▶ _Dataset excerpt_
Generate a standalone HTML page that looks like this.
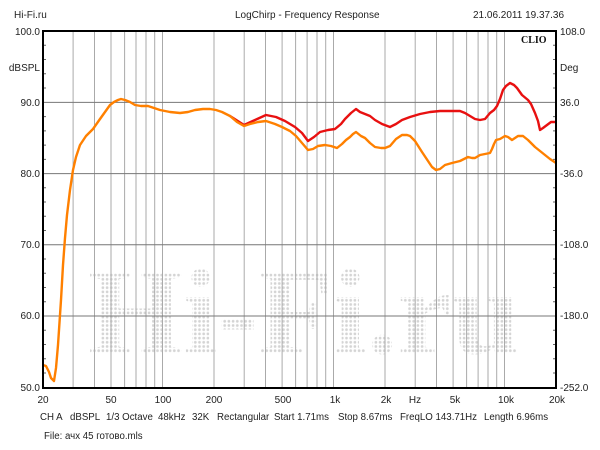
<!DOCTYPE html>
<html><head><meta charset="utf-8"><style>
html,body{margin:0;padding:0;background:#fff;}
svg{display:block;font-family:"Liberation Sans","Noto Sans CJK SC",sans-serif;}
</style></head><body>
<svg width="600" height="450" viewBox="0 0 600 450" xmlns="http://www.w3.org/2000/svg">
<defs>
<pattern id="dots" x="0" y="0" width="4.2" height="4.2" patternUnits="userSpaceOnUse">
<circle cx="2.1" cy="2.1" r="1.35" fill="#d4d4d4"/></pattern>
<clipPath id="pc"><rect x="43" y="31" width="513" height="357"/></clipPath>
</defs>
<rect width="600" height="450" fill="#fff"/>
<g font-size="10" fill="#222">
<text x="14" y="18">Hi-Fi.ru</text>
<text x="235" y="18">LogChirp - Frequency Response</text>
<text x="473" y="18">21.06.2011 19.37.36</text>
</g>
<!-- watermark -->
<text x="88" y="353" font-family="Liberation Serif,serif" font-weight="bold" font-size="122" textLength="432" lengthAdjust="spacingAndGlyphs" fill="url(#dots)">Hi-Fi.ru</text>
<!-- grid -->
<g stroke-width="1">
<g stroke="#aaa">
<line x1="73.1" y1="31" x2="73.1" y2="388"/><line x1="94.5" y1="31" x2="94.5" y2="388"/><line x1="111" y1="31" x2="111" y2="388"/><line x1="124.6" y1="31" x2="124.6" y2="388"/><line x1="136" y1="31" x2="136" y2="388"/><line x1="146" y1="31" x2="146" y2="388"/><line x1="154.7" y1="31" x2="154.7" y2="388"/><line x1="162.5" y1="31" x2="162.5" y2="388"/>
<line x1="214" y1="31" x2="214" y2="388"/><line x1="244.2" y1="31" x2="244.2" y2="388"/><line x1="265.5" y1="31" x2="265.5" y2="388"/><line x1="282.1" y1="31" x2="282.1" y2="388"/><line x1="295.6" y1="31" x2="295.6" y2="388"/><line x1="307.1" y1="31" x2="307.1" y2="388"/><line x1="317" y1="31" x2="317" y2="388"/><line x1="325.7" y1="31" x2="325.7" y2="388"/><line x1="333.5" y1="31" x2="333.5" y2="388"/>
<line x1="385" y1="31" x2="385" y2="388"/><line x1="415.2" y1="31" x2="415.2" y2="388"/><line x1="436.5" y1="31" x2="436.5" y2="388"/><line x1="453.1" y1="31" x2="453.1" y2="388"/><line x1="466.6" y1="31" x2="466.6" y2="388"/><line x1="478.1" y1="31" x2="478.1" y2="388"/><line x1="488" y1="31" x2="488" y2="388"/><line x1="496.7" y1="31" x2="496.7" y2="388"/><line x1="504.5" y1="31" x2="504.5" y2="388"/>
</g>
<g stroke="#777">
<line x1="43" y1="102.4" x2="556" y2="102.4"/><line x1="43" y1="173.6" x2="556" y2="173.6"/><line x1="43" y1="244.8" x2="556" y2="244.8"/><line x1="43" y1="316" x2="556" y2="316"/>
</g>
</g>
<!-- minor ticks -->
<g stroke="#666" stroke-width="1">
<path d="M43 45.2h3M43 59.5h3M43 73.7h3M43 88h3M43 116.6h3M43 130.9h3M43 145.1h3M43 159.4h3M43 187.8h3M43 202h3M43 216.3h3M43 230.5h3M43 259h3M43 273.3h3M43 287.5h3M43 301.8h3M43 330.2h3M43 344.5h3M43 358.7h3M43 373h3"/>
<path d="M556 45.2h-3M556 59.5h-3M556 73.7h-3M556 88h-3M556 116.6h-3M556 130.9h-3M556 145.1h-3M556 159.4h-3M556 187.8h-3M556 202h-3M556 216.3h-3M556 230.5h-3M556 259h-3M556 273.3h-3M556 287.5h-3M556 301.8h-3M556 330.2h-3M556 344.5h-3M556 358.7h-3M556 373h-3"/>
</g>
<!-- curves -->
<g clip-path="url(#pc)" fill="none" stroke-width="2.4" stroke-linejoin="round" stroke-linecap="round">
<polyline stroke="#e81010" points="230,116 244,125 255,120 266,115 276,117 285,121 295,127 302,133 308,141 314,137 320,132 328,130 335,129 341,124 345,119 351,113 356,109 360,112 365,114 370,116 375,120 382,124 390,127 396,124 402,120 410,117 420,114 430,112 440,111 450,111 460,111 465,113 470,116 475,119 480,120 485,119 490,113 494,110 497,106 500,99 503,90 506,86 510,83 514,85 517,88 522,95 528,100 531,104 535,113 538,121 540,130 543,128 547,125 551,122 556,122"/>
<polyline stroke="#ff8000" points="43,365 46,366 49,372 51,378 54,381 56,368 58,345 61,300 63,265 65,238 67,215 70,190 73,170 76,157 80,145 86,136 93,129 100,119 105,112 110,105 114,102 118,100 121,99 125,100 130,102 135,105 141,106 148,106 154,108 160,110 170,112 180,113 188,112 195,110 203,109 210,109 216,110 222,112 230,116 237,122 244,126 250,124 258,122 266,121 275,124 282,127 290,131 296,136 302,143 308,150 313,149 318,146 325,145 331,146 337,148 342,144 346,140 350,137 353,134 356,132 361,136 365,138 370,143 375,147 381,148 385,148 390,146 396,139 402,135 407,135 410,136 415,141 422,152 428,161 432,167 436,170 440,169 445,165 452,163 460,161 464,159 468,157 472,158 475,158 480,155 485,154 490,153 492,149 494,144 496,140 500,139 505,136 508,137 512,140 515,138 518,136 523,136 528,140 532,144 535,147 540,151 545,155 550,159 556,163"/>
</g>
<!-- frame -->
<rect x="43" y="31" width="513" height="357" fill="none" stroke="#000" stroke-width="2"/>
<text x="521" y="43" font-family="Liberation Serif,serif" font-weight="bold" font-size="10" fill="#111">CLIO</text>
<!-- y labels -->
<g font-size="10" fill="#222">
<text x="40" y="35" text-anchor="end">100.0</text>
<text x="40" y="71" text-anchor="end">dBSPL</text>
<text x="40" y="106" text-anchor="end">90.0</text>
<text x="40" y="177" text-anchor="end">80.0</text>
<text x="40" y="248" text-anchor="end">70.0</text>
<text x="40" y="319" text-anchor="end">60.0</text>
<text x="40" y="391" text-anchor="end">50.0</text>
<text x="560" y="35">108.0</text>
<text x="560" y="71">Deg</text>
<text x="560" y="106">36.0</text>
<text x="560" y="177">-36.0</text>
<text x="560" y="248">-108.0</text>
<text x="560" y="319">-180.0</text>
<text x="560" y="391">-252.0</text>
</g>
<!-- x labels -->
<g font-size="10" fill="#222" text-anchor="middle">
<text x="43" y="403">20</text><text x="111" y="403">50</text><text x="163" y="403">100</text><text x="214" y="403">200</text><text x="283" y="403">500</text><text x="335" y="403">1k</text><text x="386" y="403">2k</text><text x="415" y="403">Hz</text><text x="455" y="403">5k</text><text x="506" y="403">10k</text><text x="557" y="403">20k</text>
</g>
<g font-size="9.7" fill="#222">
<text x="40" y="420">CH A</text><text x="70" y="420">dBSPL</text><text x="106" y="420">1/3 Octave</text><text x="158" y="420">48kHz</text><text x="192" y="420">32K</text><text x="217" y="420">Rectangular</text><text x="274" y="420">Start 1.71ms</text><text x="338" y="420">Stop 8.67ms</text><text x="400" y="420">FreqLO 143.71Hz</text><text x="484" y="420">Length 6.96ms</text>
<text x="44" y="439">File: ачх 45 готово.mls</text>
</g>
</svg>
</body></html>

▶ _Given request_
Copy out every line of the material above exactly, skipping the pictures.

▶ _Result of this task_
Generate a standalone HTML page that looks like this.
<!DOCTYPE html>
<html><head><meta charset="utf-8"><style>
html,body{margin:0;padding:0;background:#fff;}
svg{display:block;font-family:"Liberation Sans","Noto Sans CJK SC",sans-serif;}
</style></head><body>
<svg width="600" height="450" viewBox="0 0 600 450" xmlns="http://www.w3.org/2000/svg">
<defs>
<pattern id="dots" x="0" y="0" width="4.2" height="4.2" patternUnits="userSpaceOnUse">
<circle cx="2.1" cy="2.1" r="1.35" fill="#d4d4d4"/></pattern>
<clipPath id="pc"><rect x="43" y="31" width="513" height="357"/></clipPath>
</defs>
<rect width="600" height="450" fill="#fff"/>
<g font-size="10" fill="#222">
<text x="14" y="18">Hi-Fi.ru</text>
<text x="235" y="18">LogChirp - Frequency Response</text>
<text x="473" y="18">21.06.2011 19.37.36</text>
</g>
<!-- watermark -->
<text x="88" y="353" font-family="Liberation Serif,serif" font-weight="bold" font-size="122" textLength="432" lengthAdjust="spacingAndGlyphs" fill="url(#dots)">Hi-Fi.ru</text>
<!-- grid -->
<g stroke-width="1">
<g stroke="#aaa">
<line x1="73.1" y1="31" x2="73.1" y2="388"/><line x1="94.5" y1="31" x2="94.5" y2="388"/><line x1="111" y1="31" x2="111" y2="388"/><line x1="124.6" y1="31" x2="124.6" y2="388"/><line x1="136" y1="31" x2="136" y2="388"/><line x1="146" y1="31" x2="146" y2="388"/><line x1="154.7" y1="31" x2="154.7" y2="388"/><line x1="162.5" y1="31" x2="162.5" y2="388"/>
<line x1="214" y1="31" x2="214" y2="388"/><line x1="244.2" y1="31" x2="244.2" y2="388"/><line x1="265.5" y1="31" x2="265.5" y2="388"/><line x1="282.1" y1="31" x2="282.1" y2="388"/><line x1="295.6" y1="31" x2="295.6" y2="388"/><line x1="307.1" y1="31" x2="307.1" y2="388"/><line x1="317" y1="31" x2="317" y2="388"/><line x1="325.7" y1="31" x2="325.7" y2="388"/><line x1="333.5" y1="31" x2="333.5" y2="388"/>
<line x1="385" y1="31" x2="385" y2="388"/><line x1="415.2" y1="31" x2="415.2" y2="388"/><line x1="436.5" y1="31" x2="436.5" y2="388"/><line x1="453.1" y1="31" x2="453.1" y2="388"/><line x1="466.6" y1="31" x2="466.6" y2="388"/><line x1="478.1" y1="31" x2="478.1" y2="388"/><line x1="488" y1="31" x2="488" y2="388"/><line x1="496.7" y1="31" x2="496.7" y2="388"/><line x1="504.5" y1="31" x2="504.5" y2="388"/>
</g>
<g stroke="#777">
<line x1="43" y1="102.4" x2="556" y2="102.4"/><line x1="43" y1="173.6" x2="556" y2="173.6"/><line x1="43" y1="244.8" x2="556" y2="244.8"/><line x1="43" y1="316" x2="556" y2="316"/>
</g>
</g>
<!-- minor ticks -->
<g stroke="#666" stroke-width="1">
<path d="M43 45.2h3M43 59.5h3M43 73.7h3M43 88h3M43 116.6h3M43 130.9h3M43 145.1h3M43 159.4h3M43 187.8h3M43 202h3M43 216.3h3M43 230.5h3M43 259h3M43 273.3h3M43 287.5h3M43 301.8h3M43 330.2h3M43 344.5h3M43 358.7h3M43 373h3"/>
<path d="M556 45.2h-3M556 59.5h-3M556 73.7h-3M556 88h-3M556 116.6h-3M556 130.9h-3M556 145.1h-3M556 159.4h-3M556 187.8h-3M556 202h-3M556 216.3h-3M556 230.5h-3M556 259h-3M556 273.3h-3M556 287.5h-3M556 301.8h-3M556 330.2h-3M556 344.5h-3M556 358.7h-3M556 373h-3"/>
</g>
<!-- curves -->
<g clip-path="url(#pc)" fill="none" stroke-width="2.4" stroke-linejoin="round" stroke-linecap="round">
<polyline stroke="#e81010" points="230,116 244,125 255,120 266,115 276,117 285,121 295,127 302,133 308,141 314,137 320,132 328,130 335,129 341,124 345,119 351,113 356,109 360,112 365,114 370,116 375,120 382,124 390,127 396,124 402,120 410,117 420,114 430,112 440,111 450,111 460,111 465,113 470,116 475,119 480,120 485,119 490,113 494,110 497,106 500,99 503,90 506,86 510,83 514,85 517,88 522,95 528,100 531,104 535,113 538,121 540,130 543,128 547,125 551,122 556,122"/>
<polyline stroke="#ff8000" points="43,365 46,366 49,372 51,378 54,381 56,368 58,345 61,300 63,265 65,238 67,215 70,190 73,170 76,157 80,145 86,136 93,129 100,119 105,112 110,105 114,102 118,100 121,99 125,100 130,102 135,105 141,106 148,106 154,108 160,110 170,112 180,113 188,112 195,110 203,109 210,109 216,110 222,112 230,116 237,122 244,126 250,124 258,122 266,121 275,124 282,127 290,131 296,136 302,143 308,150 313,149 318,146 325,145 331,146 337,148 342,144 346,140 350,137 353,134 356,132 361,136 365,138 370,143 375,147 381,148 385,148 390,146 396,139 402,135 407,135 410,136 415,141 422,152 428,161 432,167 436,170 440,169 445,165 452,163 460,161 464,159 468,157 472,158 475,158 480,155 485,154 490,153 492,149 494,144 496,140 500,139 505,136 508,137 512,140 515,138 518,136 523,136 528,140 532,144 535,147 540,151 545,155 550,159 556,163"/>
</g>
<!-- frame -->
<rect x="43" y="31" width="513" height="357" fill="none" stroke="#000" stroke-width="2"/>
<text x="521" y="43" font-family="Liberation Serif,serif" font-weight="bold" font-size="10" fill="#111">CLIO</text>
<!-- y labels -->
<g font-size="10" fill="#222">
<text x="40" y="35" text-anchor="end">100.0</text>
<text x="40" y="71" text-anchor="end">dBSPL</text>
<text x="40" y="106" text-anchor="end">90.0</text>
<text x="40" y="177" text-anchor="end">80.0</text>
<text x="40" y="248" text-anchor="end">70.0</text>
<text x="40" y="319" text-anchor="end">60.0</text>
<text x="40" y="391" text-anchor="end">50.0</text>
<text x="560" y="35">108.0</text>
<text x="560" y="71">Deg</text>
<text x="560" y="106">36.0</text>
<text x="560" y="177">-36.0</text>
<text x="560" y="248">-108.0</text>
<text x="560" y="319">-180.0</text>
<text x="560" y="391">-252.0</text>
</g>
<!-- x labels -->
<g font-size="10" fill="#222" text-anchor="middle">
<text x="43" y="403">20</text><text x="111" y="403">50</text><text x="163" y="403">100</text><text x="214" y="403">200</text><text x="283" y="403">500</text><text x="335" y="403">1k</text><text x="386" y="403">2k</text><text x="415" y="403">Hz</text><text x="455" y="403">5k</text><text x="506" y="403">10k</text><text x="557" y="403">20k</text>
</g>
<g font-size="9.7" fill="#222">
<text x="40" y="420">CH A</text><text x="70" y="420">dBSPL</text><text x="106" y="420">1/3 Octave</text><text x="158" y="420">48kHz</text><text x="192" y="420">32K</text><text x="217" y="420">Rectangular</text><text x="274" y="420">Start 1.71ms</text><text x="338" y="420">Stop 8.67ms</text><text x="400" y="420">FreqLO 143.71Hz</text><text x="484" y="420">Length 6.96ms</text>
<text x="44" y="439">File: ачх 45 готово.mls</text>
</g>
</svg>
</body></html>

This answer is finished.